_Written task_: Print the lines of the listing below verbatim from its first line through the line bearing "const values = [-264, -23, 62, -210]". Any pictures are to be omitted.

..........

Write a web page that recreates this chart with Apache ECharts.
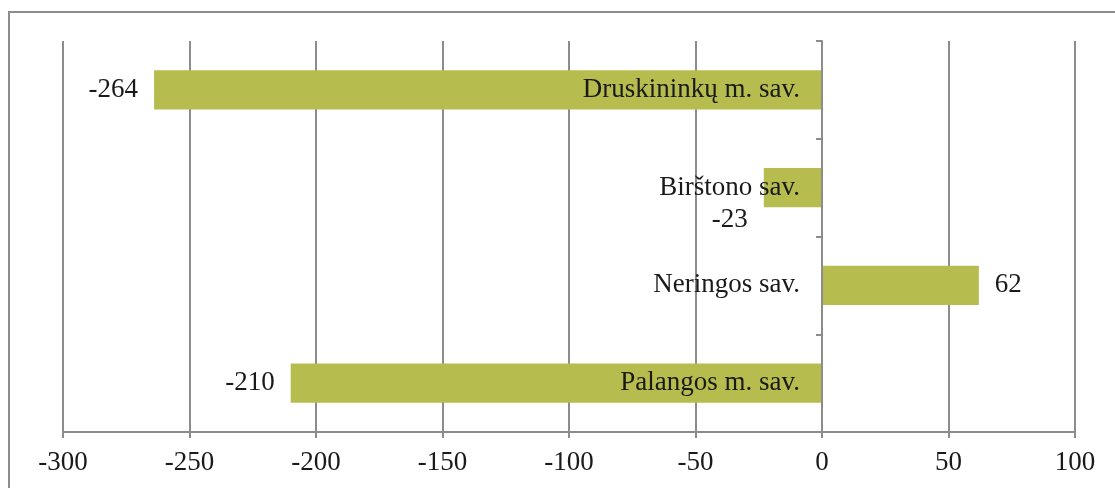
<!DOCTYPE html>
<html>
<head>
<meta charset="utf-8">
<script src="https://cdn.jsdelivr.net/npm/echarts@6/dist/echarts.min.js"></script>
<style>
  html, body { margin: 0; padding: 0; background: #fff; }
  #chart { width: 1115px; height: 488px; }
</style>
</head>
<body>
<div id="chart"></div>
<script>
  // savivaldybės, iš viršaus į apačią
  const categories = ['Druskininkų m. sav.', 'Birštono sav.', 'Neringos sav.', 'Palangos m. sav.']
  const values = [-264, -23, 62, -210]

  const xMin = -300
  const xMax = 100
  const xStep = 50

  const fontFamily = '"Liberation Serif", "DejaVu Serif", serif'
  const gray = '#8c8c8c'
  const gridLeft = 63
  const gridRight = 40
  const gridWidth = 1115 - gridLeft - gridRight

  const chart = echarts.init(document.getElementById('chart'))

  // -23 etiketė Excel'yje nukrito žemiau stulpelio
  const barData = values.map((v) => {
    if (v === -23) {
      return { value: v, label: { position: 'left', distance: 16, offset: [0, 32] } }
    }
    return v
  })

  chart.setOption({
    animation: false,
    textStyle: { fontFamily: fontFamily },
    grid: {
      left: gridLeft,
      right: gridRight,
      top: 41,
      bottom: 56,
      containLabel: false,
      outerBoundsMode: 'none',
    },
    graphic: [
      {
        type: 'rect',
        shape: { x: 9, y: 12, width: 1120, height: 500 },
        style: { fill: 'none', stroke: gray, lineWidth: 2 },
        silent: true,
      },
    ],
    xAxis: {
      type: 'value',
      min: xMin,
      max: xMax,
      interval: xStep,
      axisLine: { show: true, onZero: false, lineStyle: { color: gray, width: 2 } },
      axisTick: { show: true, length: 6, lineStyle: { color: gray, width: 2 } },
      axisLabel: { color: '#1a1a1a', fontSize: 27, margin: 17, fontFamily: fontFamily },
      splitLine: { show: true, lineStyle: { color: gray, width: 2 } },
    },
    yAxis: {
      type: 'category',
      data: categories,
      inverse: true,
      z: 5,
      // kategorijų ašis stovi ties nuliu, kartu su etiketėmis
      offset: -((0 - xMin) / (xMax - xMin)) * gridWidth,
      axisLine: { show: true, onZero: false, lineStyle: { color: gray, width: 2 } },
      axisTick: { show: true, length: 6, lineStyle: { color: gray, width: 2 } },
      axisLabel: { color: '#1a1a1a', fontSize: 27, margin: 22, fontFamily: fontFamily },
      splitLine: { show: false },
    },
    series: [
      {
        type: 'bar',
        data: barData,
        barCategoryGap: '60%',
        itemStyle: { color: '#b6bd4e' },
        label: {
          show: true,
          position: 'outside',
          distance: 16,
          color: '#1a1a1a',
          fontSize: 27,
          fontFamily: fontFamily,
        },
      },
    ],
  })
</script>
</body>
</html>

..........

_Worked answer_:
Write a web page that recreates this chart with Apache ECharts.
<!DOCTYPE html>
<html>
<head>
<meta charset="utf-8">
<script src="https://cdn.jsdelivr.net/npm/echarts@6/dist/echarts.min.js"></script>
<style>
  html, body { margin: 0; padding: 0; background: #fff; }
  #chart { width: 1115px; height: 488px; }
</style>
</head>
<body>
<div id="chart"></div>
<script>
  // savivaldybės, iš viršaus į apačią
  const categories = ['Druskininkų m. sav.', 'Birštono sav.', 'Neringos sav.', 'Palangos m. sav.']
  const values = [-264, -23, 62, -210]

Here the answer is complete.